I love Halloween. That special time of the year when the ground becomes covered with colorful leaves but the greenery of grass hasn’t disappeared yet. That time when the dark hour arrives earlier and the cold outside calls for a cozy stay by the fireplace with a pumpkin spice latte in one hand and a good novel in another. As someone from Christian background, I’m supposed to be against this holiday because it’s allegedly linked to witchcraft and sorcery, but I’m not. Because even it has pagan roots (which most of the modern holidays do, believe it not), there is more good than bad in Halloween.
For starters, dressing up is proven to be good for small children. Most of the modern psychologists agree that pretend play promotes creativity, imagination, and self-confidence . It’s also nice to have something between summer and the holiday season—a small occasion to get your house decorated in spooky pumpkins and to find a cute costume of your child’s favorite fairy tale character.

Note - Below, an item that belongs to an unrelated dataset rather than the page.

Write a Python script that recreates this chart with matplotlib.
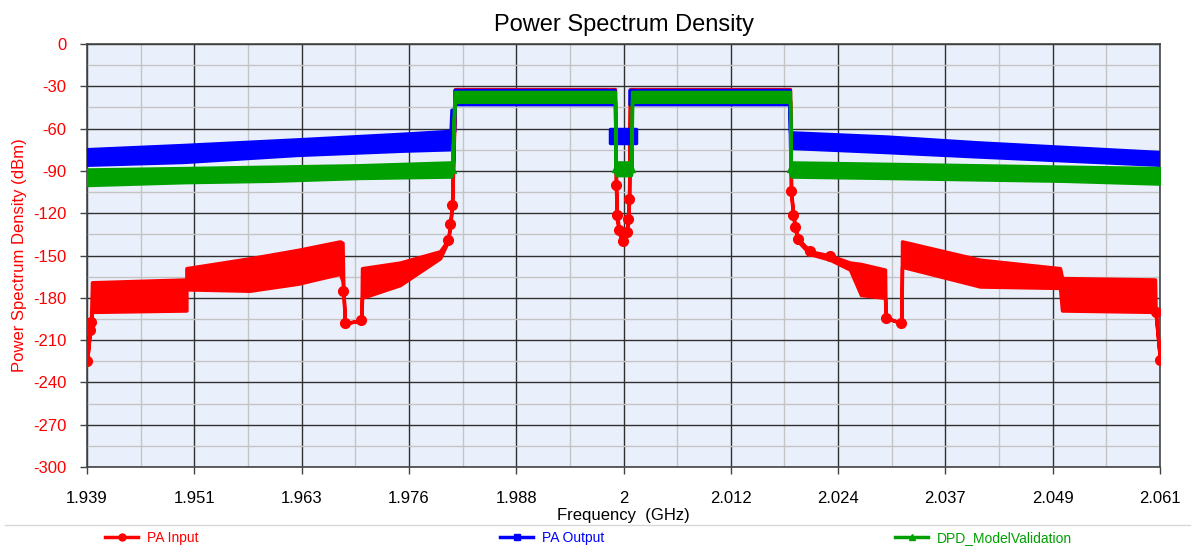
import numpy as np
import matplotlib
matplotlib.use("Agg")
import matplotlib.pyplot as plt
from matplotlib.lines import Line2D
from matplotlib.ticker import FixedLocator, MultipleLocator

plt.rcParams['font.family'] = ['Liberation Sans', 'DejaVu Sans']
plt.rcParams['axes.unicode_minus'] = False

# valori: frequenza (GHz), bordo alto / basso della traccia (dBm)
nan = np.nan

pa_in_freq = [1.93900, 1.93934, 1.93945, 1.93957, 1.95030, 1.95030, 1.95750, 1.96300,
              1.96777, 1.96805, 1.96815, 1.96833, 1.97020, 1.97027, 1.97459, 1.97914,
              1.98005, 1.98027, 1.98050, 1.98084, 1.99000, 1.99903, 1.99915, 1.99926,
              1.99950, 1.99994, 2.00035, 2.00050, 2.00063, 2.00074, 2.01000, 2.01893,
              2.01905, 2.01930, 2.01955, 2.01984, 2.02121, 2.02348, 2.02575, 2.02700,
              2.02973, 2.02980, 2.03160, 2.03167, 2.04054, 2.04963, 2.04986, 2.06043,
              2.06050, 2.06100]
pa_in_hi = [-225, -203, -197, -169, -167, -159, -152, -146,
            -140, -141, -175, -198, -196, -159, -155, -147,
            -139, -128, -114, -32, -32, -32, -100, -121,
            -132, -140, -133, -124, -110, -32, -32, -32,
            -104, -121, -130, -138, -147, -150, -155, -156,
            -160, -194, -198, -140, -153, -159, -166, -167,
            -190, -224]
pa_in_lo = [-225, -203, -197, -190, -189, -174, -175, -170,
            -163, -168, -175, -198, -196, -180, -171, -152,
            -140, -130, -116, -40, -41, -40, -104, -125,
            -134, -142, -135, -126, -112, -40, -41, -40,
            -106, -123, -132, -140, -149, -153, -160, -178,
            -180, -194, -198, -158, -172, -173, -189, -190,
            -190, -224]

pa_out_freq = [1.93900, 1.95000, 1.96300, 1.97500, 1.98040, 1.98050, 1.98080, 1.98084,
               1.99000, 1.99903, nan, 1.99849, 2.00145, nan, 2.00074, 2.01000,
               2.01893, 2.01900, 2.03000, 2.04000, 2.06100]
pa_out_hi = [-75, -72, -68, -64, -62, -47, -47, -33,
             -33, -33, nan, -60, -60, nan, -33, -33,
             -33, -63, -66, -70, -77]
pa_out_lo = [-86, -84, -79, -76, -75, -62, -62, -43,
             -43, -43, nan, -70, -70, nan, -43, -43,
             -43, -74, -77, -80, -86]

dpd_freq = [1.93900, 1.95000, 1.96000, 1.97000, 1.98040, 1.98050, 1.98080, 1.99000,
            1.99903, 1.99910, 1.99915, 2.00085, 2.00090, 2.00097, 2.01000, 2.01893,
            2.01900, 2.01910, 2.03000, 2.04000, 2.05000, 2.06100]
dpd_hi = [-89, -88, -87, -86, -84, -89, -34, -34,
          -34, -88, -84, -84, -88, -34, -34, -34,
          -88, -84, -85, -86, -87, -88]
dpd_lo = [-100, -98, -97, -95, -94, -91, -41, -41,
          -41, -90, -93, -93, -90, -41, -41, -41,
          -92, -94, -95, -96, -97, -99]

x_ticks = np.linspace(1.939, 2.061, 11)
x_labels = ['1.939', '1.951', '1.963', '1.976', '1.988', '2', '2.012', '2.024', '2.037', '2.049', '2.061']
y_ticks = list(range(0, -301, -30))

series = [
    ('PA Input', pa_in_freq, pa_in_hi, pa_in_lo, '#ff0000', 'o', 7),
    ('PA Output', pa_out_freq, pa_out_hi, pa_out_lo, '#0000ff', 's', 6),
    ('DPD_ModelValidation', dpd_freq, dpd_hi, dpd_lo, '#00a000', '^', 6),
]

fig = plt.figure(figsize=(12, 5.54), dpi=100)
ax = fig.add_axes([87 / 1200, 87 / 554, 1073 / 1200, 423 / 554])
ax.set_facecolor('#eaf0fb')

handles = []
for name, f, hi, lo, col, mk, ms in series:
    f = np.array(f, dtype=float)
    hi = np.array(hi, dtype=float)
    lo = np.array(lo, dtype=float)
    ax.fill_between(f, lo, hi, color=col, lw=2.5, edgecolor=col, zorder=3)
    # marker solo dove la traccia e' sottile (transizioni)
    thin = np.abs(hi - lo) <= 4
    ax.plot(f[thin], hi[thin], ls='none', marker=mk, ms=ms, color=col, zorder=3)
    handles.append(Line2D([], [], color=col, lw=2.5, marker=mk, ms=5, label=name))

ax.set_xlim(1.939, 2.061)
ax.set_ylim(-300, 0)
ax.xaxis.set_major_locator(FixedLocator(x_ticks))
ax.set_xticklabels(x_labels)
ax.xaxis.set_minor_locator(FixedLocator((x_ticks[:-1] + x_ticks[1:]) / 2))
ax.set_yticks(y_ticks)
ax.yaxis.set_minor_locator(MultipleLocator(15))

ax.grid(True, which='minor', color='#c4c4c4', lw=1.0, zorder=1)
ax.grid(True, which='major', color='#303030', lw=1.0, zorder=1)
ax.set_axisbelow(True)

ax.tick_params(axis='x', which='major', length=5, width=1, color='#444444', pad=12, labelsize=12)
ax.tick_params(axis='y', which='major', length=5, width=1, color='#444444', pad=10, labelsize=12, labelcolor='#ff0000')
ax.tick_params(which='minor', length=0)
for s in ax.spines.values():
    s.set_color('#444444')
    s.set_linewidth(1.2)

ax.set_title('Power Spectrum Density', fontsize=17, pad=9)
ax.set_xlabel('Frequency  (GHz)', fontsize=12, labelpad=2)
ax.set_ylabel('Power Spectrum Density (dBm)', fontsize=12, color='#ff0000', labelpad=4)

# legenda in basso, separata da una linea grigia
fig.add_artist(Line2D([5 / 1200, 1190 / 1200], [1 - 525 / 554] * 2, color='#d8d8d8', lw=1))
leg_x = [105 / 1200, 500 / 1200, 895 / 1200]
for h, xx in zip(handles, leg_x):
    lg = fig.legend(handles=[h], loc='center left', bbox_to_anchor=(xx, 1 - 538 / 554),
                    frameon=False, fontsize=10, handlelength=2.4, handletextpad=0.6,
                    borderpad=0, borderaxespad=0)
    lg.get_texts()[0].set_color(h.get_color())

fig.savefig('out.png', dpi=100)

Even if you don’t have kids yet, you’ll probably agree that it’s a perfect opportunity to stock up on chocolate and pretend it’s all for the trick-o-treaters. Some also like dressing up and going out with friends and/or significant others. It’s a perfect opportunity to get out of the house during the cold time of the year when staying home seems like the only thing on your mind (oh, did I mention pumpkin spice lattes by the fireplace?).

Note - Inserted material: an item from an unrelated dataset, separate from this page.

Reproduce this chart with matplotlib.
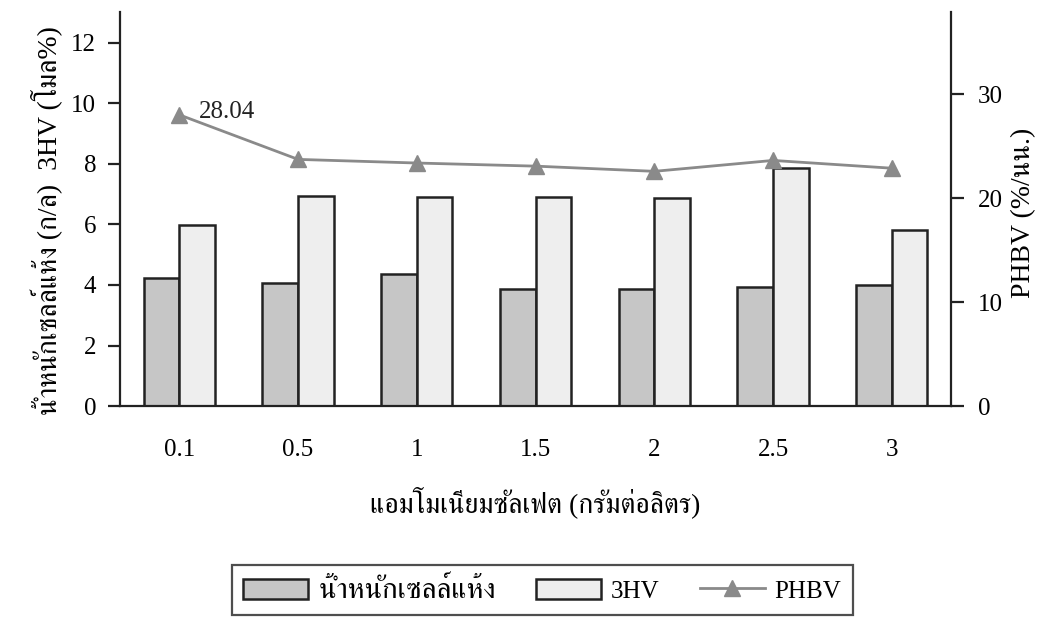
import matplotlib
matplotlib.use("Agg")
import numpy as np
from matplotlib import pyplot as plt

plt.rcParams["font.family"] = ["Liberation Serif", "FreeSerif"]

# ammonium sulfate concentration (g/L)
categories = ["0.1", "0.5", "1", "1.5", "2", "2.5", "3"]
# dry cell weight (g/L)
dry_cell = [4.23, 4.07, 4.36, 3.87, 3.87, 3.93, 4.0]
# 3HV content (mol%)
hv3 = [5.97, 6.94, 6.91, 6.91, 6.88, 7.87, 5.82]
# PHBV content (% w/w)
phbv = [28.04, 23.75, 23.4, 23.1, 22.6, 23.65, 22.9]

label_dry = "น้ำหนักเซลล์แห้ง"
label_hv = "3HV"
label_phbv = "PHBV"
xlabel = "แอมโมเนียมซัลเฟต (กรัมต่อลิตร)"
ylabel_left = "น้ำหนักเซลล์แห้ง (ก/ล)  3HV (โมล%)"
ylabel_right = "PHBV (%/นน.)"

fig = plt.figure(figsize=(10.43, 6.2), dpi=100)
ax = fig.add_axes([0.115, 0.345, 0.797, 0.635])
ax2 = ax.twinx()

x = np.arange(len(categories))
w = 0.3
edge = "#222222"
b1 = ax.bar(x - w / 2, dry_cell, w, color="#c6c6c6", edgecolor=edge, linewidth=1.8,
            label=label_dry, zorder=2)
b2 = ax.bar(x + w / 2, hv3, w, color="#eeeeee", edgecolor=edge, linewidth=1.8,
            label=label_hv, zorder=2)

ln, = ax2.plot(x, phbv, color="#8a8a8a", linewidth=2, marker="^", markersize=11,
               markerfacecolor="#8a8a8a", markeredgecolor="#8a8a8a", label=label_phbv)
ax2.annotate(f"{phbv[0]:.2f}", (x[0], phbv[0]), xytext=(14, 2), textcoords="offset points",
             ha="left", va="center", fontsize=18, color="#222222")

ax.set_xlim(-0.5, 6.5)
ax.set_ylim(0, 13)
ax2.set_ylim(0, 37.9)
ax.set_yticks(range(0, 13, 2))
ax2.set_yticks(range(0, 31, 10))
ax.set_xticks(x)
ax.set_xticklabels(categories)

for a in (ax, ax2):
    a.spines["top"].set_visible(False)
    for s in a.spines.values():
        s.set_linewidth(1.6)
        s.set_color(edge)
ax.spines["right"].set_visible(False)
ax2.spines["left"].set_visible(False)
ax2.spines["bottom"].set_visible(False)

ax.tick_params(axis="y", direction="out", length=9, width=1.6, pad=8, labelsize=18,
               color=edge)
ax.tick_params(axis="x", length=0, pad=24, labelsize=18)
ax2.tick_params(axis="y", direction="out", length=9, width=1.6, pad=10, labelsize=18,
                color=edge)

ax.set_xlabel(xlabel, fontsize=20, labelpad=18)
ax.set_ylabel(ylabel_left, fontsize=20)
ax.yaxis.set_label_coords(-0.07, 0.47)
ax2.set_ylabel(ylabel_right, fontsize=20, rotation=90)
ax2.yaxis.set_label_coords(1.072, 0.49)

leg = fig.legend([b1, b2, ln], [label_dry, label_hv, label_phbv], ncol=3,
                 loc="upper center", bbox_to_anchor=(0.52, 0.088), fontsize=18,
                 frameon=True, fancybox=False, edgecolor=edge, handlelength=2.6,
                 handleheight=0.9, handletextpad=0.4, columnspacing=1.6,
                 borderpad=0.45, borderaxespad=0)
leg.get_frame().set_linewidth(1.6)
leg.get_texts()[0].set_fontsize(21)

fig.savefig("out.png")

But there’s one particular thing I don’t like about this holiday.
Seeing plastic bloodied hands and feet on people’s front yards makes me cringe. It makes me think about those who fled war-torn countries or experienced violence in some other form. It reinforces a bad image of the millennial generation, often perceived as technology-obsessed, entitled, and lacking depth. Which is sad because being a millennial myself, I want my generation to be remembered in a positive way (hardworking, nurturing, and progress-forward). I find such decorations particularly distasteful in light of recent events that happened on Danforth, in Pittsburg, and elsewhere around the world. Anyone who had been following the news would probably find it hard to disagree.
I don’t mind pumpkins. I would probably have one at my porch if we were living in a house. Even skeletons are OK. After all, a skeleton is simply our natural bone structure which has somehow turned into a symbol of all things scary. It’s just the gory part that I cannot accept. I may be living in a relatively safe part of the world (and I highlight “relatively” because no part in the world is truly safe), but I’m still capable of feeling empathy.
Death and suffering are not funny and should not be treated as a joke. So let’s be considerate of each other’s feelings when choosing decorations.
*Disclaimer: if you’ve already decorated your front yard with plastic body parts and are reading this article, please know that I don’t mean to come off as judgmental. I simply wanted to the raise the issue of world violence and empathy towards others.